**Job**
Pull every line containing the word "this" from the records.

+++ Source data

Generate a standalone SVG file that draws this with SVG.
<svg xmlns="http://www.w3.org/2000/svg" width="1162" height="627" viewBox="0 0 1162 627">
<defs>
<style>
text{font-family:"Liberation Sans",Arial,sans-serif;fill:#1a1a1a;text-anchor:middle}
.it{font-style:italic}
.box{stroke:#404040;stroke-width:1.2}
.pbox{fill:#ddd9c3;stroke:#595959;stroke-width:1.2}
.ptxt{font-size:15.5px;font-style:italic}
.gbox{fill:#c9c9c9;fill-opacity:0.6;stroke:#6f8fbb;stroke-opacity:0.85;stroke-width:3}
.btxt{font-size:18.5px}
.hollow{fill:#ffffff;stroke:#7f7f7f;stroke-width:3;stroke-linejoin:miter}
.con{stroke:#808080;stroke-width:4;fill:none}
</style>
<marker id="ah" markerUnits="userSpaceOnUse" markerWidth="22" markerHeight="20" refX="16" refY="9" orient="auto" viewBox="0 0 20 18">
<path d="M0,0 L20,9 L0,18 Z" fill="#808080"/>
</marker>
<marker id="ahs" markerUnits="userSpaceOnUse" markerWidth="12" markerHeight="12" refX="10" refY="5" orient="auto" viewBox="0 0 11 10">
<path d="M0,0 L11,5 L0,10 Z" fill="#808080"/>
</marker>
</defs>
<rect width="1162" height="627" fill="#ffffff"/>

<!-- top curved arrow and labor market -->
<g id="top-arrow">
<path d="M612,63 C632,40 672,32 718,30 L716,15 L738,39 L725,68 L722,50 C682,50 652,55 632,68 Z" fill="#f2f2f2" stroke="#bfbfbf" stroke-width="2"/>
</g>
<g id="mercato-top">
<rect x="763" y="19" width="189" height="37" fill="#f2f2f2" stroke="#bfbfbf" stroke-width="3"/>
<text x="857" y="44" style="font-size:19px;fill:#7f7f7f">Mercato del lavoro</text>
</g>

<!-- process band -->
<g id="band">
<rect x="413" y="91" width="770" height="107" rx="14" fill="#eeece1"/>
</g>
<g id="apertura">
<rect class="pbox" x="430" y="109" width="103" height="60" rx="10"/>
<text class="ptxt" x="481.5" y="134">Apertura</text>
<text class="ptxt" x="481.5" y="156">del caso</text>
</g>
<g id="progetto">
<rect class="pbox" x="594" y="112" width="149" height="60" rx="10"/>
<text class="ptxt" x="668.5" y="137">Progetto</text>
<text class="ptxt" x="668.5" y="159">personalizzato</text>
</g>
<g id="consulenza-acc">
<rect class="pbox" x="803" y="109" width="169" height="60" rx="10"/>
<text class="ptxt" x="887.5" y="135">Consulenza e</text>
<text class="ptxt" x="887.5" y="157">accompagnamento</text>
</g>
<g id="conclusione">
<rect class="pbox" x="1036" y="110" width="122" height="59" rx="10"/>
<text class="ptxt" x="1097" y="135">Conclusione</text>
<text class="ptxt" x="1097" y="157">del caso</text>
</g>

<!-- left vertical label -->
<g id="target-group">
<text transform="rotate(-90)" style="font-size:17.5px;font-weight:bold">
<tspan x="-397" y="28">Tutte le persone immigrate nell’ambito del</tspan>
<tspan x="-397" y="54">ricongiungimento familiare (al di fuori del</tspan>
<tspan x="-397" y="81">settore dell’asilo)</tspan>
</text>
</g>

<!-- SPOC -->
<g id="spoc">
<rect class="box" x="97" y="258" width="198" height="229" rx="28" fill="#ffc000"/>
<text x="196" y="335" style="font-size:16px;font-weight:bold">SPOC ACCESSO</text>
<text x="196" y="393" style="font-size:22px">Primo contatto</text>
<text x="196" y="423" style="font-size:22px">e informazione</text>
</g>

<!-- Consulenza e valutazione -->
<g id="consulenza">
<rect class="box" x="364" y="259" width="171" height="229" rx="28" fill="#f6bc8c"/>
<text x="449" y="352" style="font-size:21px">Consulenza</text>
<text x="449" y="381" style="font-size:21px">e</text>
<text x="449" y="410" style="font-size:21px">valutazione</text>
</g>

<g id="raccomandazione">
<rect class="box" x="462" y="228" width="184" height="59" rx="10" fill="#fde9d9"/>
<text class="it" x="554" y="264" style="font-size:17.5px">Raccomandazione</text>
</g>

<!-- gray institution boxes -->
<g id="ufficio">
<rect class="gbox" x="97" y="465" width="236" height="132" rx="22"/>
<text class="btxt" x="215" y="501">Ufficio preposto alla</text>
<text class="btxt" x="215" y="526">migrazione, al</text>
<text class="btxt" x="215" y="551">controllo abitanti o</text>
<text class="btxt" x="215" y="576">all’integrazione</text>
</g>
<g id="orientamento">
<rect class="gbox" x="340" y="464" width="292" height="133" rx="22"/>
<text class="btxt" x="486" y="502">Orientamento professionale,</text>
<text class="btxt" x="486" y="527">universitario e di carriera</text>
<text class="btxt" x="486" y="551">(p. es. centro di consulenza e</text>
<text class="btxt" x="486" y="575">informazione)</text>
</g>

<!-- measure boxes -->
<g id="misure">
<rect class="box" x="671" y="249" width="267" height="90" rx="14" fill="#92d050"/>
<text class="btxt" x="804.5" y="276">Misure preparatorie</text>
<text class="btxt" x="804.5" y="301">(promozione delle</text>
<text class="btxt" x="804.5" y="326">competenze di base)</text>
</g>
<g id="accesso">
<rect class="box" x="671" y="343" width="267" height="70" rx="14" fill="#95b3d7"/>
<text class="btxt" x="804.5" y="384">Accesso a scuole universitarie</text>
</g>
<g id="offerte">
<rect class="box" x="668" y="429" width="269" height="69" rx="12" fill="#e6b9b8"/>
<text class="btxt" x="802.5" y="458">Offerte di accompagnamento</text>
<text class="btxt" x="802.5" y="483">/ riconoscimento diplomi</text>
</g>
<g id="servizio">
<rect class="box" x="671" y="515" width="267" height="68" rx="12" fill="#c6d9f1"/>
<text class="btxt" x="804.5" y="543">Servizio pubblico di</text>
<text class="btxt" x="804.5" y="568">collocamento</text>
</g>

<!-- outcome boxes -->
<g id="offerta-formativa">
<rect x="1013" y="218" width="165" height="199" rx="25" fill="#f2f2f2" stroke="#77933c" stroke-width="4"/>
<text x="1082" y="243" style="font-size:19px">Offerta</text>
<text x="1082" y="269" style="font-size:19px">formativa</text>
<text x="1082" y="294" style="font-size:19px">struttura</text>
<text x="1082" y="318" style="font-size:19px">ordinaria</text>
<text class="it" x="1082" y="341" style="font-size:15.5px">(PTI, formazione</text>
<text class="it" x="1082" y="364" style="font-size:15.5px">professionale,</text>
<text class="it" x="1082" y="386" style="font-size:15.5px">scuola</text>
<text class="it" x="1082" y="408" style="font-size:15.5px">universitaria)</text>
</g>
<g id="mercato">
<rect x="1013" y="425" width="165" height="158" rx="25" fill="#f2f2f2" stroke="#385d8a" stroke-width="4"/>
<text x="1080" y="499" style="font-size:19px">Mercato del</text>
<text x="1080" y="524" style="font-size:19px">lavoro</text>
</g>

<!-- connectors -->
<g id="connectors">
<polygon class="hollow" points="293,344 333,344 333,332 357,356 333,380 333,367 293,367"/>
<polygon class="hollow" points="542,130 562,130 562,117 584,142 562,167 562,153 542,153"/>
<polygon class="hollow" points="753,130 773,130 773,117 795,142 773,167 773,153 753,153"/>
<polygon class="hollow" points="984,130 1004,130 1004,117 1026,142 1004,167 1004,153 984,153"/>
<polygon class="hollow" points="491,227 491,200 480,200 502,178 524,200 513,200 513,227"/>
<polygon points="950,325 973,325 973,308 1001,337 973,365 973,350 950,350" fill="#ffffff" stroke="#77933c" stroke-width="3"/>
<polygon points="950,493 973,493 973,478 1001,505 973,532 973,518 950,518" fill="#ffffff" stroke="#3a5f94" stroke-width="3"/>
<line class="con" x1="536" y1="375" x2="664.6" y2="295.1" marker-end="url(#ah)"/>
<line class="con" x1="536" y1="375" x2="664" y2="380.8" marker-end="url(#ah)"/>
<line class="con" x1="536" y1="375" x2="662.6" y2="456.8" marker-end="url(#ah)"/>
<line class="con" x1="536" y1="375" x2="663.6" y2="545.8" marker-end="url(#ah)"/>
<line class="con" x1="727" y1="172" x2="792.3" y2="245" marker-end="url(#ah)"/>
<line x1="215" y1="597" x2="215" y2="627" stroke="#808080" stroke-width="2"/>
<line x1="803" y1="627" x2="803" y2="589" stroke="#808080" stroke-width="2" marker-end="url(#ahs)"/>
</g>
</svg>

++++++
+++ Source data

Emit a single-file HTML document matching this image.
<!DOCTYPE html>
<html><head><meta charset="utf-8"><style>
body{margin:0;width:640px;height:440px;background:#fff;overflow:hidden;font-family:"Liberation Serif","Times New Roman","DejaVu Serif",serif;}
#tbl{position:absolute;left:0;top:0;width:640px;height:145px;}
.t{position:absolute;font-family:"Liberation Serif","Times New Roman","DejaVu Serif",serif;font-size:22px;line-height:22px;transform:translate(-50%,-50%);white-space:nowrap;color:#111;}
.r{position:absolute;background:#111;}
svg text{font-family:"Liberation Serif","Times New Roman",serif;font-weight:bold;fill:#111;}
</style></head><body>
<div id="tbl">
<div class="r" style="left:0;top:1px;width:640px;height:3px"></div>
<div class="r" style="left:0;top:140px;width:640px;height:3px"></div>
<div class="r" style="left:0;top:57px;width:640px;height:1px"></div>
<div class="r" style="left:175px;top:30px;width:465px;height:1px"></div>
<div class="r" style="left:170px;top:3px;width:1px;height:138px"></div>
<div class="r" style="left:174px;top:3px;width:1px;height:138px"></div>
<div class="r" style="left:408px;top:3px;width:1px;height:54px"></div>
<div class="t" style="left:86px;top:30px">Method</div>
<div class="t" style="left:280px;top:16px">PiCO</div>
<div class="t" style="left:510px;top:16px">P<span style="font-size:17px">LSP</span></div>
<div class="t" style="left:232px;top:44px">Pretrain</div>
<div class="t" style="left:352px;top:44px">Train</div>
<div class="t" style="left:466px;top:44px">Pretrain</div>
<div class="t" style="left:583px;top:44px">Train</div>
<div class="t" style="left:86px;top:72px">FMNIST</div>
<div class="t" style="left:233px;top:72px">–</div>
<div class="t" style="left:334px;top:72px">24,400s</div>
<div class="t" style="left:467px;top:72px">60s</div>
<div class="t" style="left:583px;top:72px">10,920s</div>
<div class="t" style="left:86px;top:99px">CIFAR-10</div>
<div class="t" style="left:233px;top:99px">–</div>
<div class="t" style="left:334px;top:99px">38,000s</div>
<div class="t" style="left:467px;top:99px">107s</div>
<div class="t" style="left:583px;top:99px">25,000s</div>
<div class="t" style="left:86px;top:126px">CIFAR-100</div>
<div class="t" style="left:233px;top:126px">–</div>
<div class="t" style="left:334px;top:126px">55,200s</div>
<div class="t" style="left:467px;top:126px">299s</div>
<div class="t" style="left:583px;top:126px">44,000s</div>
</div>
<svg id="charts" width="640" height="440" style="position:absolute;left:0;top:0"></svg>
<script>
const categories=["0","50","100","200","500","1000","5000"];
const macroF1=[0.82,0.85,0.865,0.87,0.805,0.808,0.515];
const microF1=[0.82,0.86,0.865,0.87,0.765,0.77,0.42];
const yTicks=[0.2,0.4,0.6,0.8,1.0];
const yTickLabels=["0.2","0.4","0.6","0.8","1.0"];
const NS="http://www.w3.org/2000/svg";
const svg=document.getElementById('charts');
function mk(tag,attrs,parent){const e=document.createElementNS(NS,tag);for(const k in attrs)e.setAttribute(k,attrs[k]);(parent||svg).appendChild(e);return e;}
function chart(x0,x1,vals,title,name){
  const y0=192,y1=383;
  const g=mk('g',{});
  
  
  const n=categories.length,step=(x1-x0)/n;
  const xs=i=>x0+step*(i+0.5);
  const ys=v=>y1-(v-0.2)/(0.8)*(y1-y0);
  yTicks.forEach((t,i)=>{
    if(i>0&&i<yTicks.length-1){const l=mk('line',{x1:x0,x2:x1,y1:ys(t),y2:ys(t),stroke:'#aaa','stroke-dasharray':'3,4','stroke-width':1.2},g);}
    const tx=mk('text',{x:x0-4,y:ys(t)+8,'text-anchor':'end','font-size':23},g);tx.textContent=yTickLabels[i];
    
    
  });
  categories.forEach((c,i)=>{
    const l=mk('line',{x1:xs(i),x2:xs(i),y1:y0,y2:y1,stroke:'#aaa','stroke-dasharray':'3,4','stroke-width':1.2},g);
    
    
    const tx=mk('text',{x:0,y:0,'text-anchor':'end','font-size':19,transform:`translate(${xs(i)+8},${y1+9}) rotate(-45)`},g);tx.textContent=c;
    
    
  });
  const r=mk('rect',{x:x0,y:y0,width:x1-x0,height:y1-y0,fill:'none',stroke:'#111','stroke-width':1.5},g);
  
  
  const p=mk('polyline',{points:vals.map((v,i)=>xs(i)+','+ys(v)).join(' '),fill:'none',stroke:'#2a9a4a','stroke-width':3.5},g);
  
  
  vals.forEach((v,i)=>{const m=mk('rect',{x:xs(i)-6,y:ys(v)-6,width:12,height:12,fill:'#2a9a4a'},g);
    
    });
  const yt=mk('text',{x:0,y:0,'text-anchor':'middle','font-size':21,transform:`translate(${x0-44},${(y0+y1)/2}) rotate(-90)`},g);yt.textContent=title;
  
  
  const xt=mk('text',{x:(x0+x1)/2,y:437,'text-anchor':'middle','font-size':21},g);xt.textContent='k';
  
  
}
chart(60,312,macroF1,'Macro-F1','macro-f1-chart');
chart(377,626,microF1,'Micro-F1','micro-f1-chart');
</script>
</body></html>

++++++
+++ Source data

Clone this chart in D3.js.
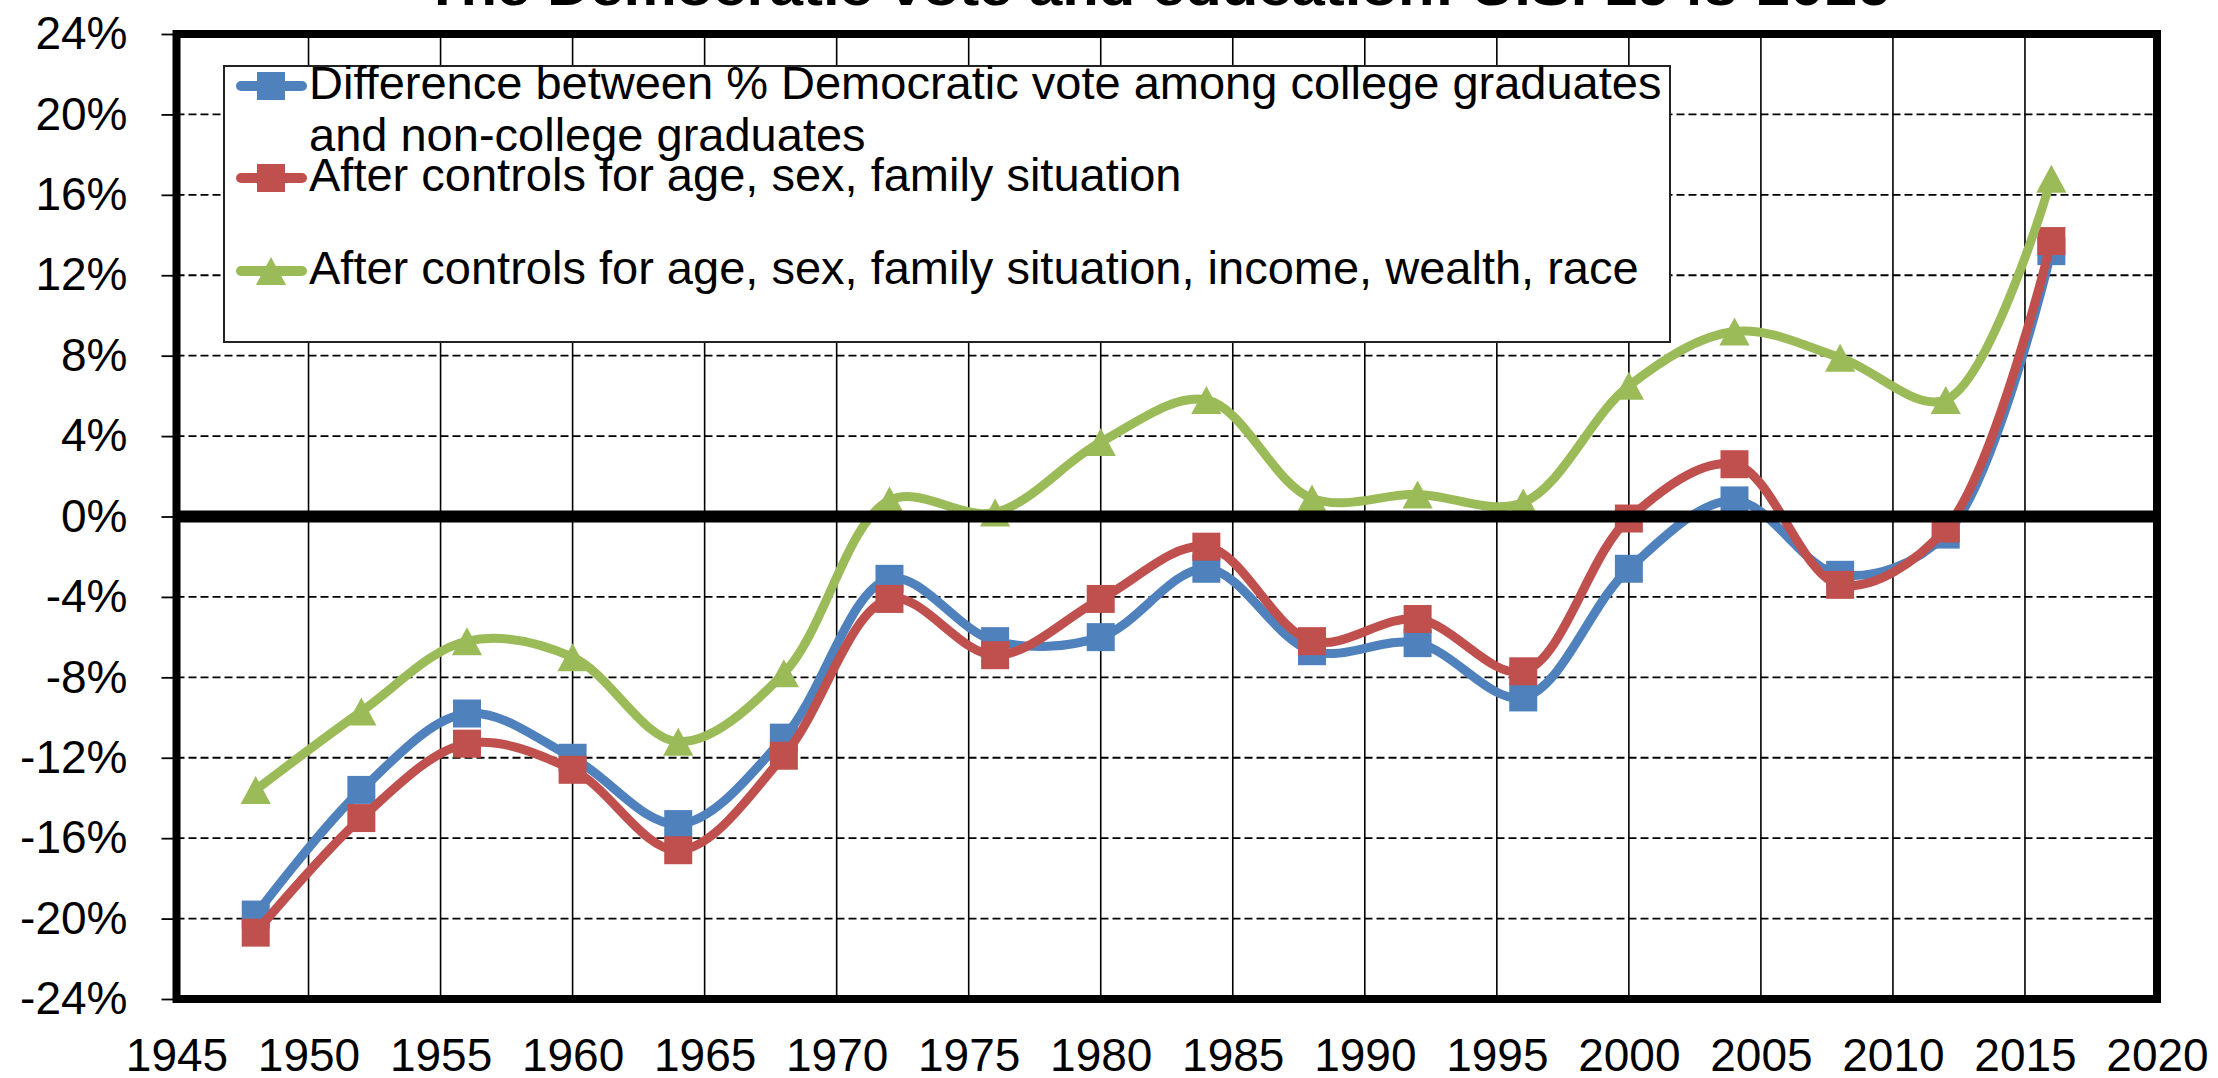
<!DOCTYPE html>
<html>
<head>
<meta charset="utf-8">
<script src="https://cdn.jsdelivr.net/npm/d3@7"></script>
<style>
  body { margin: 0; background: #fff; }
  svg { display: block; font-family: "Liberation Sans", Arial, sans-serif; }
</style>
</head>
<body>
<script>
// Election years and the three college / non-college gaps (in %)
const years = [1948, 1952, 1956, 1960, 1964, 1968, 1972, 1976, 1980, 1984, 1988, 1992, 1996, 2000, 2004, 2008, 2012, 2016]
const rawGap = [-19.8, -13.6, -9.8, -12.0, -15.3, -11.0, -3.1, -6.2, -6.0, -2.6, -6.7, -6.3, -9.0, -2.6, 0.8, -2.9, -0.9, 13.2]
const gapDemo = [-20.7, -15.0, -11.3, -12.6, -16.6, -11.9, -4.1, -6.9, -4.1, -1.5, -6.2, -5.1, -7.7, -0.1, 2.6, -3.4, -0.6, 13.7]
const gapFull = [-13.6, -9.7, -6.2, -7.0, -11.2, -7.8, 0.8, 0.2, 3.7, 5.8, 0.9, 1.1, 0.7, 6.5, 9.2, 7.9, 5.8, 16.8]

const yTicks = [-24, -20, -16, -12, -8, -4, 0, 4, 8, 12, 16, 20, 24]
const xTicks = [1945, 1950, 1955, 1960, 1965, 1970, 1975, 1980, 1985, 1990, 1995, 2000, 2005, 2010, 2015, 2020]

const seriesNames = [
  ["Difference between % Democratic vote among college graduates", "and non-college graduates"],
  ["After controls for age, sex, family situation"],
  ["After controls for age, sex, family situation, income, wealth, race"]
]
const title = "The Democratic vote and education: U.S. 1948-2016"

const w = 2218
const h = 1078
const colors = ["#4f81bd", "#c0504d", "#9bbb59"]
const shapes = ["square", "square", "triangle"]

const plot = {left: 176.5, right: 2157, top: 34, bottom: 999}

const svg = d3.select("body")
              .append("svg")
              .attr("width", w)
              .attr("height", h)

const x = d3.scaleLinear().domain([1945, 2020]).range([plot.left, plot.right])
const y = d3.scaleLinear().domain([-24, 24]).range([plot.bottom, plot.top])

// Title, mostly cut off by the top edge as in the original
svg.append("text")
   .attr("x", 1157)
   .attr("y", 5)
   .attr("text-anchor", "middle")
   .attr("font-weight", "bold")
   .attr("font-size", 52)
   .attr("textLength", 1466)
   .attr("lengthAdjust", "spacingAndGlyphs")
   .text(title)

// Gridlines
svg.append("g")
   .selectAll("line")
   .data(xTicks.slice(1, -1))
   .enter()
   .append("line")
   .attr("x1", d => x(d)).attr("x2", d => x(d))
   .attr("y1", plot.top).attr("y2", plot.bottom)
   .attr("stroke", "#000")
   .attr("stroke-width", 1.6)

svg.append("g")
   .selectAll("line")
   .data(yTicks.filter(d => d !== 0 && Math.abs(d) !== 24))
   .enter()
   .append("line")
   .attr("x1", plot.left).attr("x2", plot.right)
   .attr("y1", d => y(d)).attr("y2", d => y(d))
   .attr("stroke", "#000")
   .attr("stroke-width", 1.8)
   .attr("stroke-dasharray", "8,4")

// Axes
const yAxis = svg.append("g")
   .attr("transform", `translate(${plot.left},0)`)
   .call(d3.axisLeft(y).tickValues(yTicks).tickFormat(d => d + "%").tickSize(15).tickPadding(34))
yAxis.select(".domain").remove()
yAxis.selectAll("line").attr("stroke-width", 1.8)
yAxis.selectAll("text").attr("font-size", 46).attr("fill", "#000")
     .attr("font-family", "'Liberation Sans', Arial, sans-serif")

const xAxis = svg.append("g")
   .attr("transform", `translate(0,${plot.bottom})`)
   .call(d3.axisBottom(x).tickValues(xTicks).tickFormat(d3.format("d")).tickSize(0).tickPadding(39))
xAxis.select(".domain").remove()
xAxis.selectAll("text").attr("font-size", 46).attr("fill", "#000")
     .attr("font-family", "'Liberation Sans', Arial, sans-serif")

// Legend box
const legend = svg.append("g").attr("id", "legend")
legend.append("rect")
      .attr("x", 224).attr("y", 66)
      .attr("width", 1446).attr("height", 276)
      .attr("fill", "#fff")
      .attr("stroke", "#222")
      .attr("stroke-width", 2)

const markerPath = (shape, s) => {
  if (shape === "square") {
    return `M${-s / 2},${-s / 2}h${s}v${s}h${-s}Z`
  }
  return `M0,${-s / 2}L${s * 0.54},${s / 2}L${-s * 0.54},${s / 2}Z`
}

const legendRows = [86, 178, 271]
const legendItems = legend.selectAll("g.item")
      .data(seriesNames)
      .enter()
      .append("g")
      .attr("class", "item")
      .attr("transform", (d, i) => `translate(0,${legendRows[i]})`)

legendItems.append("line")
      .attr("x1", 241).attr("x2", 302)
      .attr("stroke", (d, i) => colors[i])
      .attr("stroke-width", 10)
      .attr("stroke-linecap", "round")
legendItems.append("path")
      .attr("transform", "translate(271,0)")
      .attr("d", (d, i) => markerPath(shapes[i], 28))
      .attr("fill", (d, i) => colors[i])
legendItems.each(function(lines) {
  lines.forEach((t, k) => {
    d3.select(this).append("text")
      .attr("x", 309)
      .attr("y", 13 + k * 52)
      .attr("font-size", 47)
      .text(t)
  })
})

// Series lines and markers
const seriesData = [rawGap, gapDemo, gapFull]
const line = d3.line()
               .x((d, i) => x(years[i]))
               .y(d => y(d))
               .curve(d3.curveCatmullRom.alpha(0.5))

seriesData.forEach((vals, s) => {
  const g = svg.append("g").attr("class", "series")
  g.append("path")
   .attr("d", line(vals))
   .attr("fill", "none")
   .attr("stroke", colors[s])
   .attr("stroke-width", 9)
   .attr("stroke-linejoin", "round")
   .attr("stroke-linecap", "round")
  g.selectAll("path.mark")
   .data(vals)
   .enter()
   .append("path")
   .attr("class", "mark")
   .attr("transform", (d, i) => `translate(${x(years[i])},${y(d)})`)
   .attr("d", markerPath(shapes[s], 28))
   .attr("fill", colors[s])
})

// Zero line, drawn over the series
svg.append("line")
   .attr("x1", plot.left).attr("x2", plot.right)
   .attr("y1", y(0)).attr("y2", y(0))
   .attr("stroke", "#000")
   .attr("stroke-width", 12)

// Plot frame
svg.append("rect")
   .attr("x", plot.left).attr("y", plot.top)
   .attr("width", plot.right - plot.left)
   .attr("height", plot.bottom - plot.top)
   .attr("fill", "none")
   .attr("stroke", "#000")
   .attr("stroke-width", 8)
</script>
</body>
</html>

++++++

**Correct output**
Generate a standalone SVG file that draws this with SVG.
Emit a single-file HTML document matching this image.
Clone this chart in D3.js.
    d3.select(this).append("text")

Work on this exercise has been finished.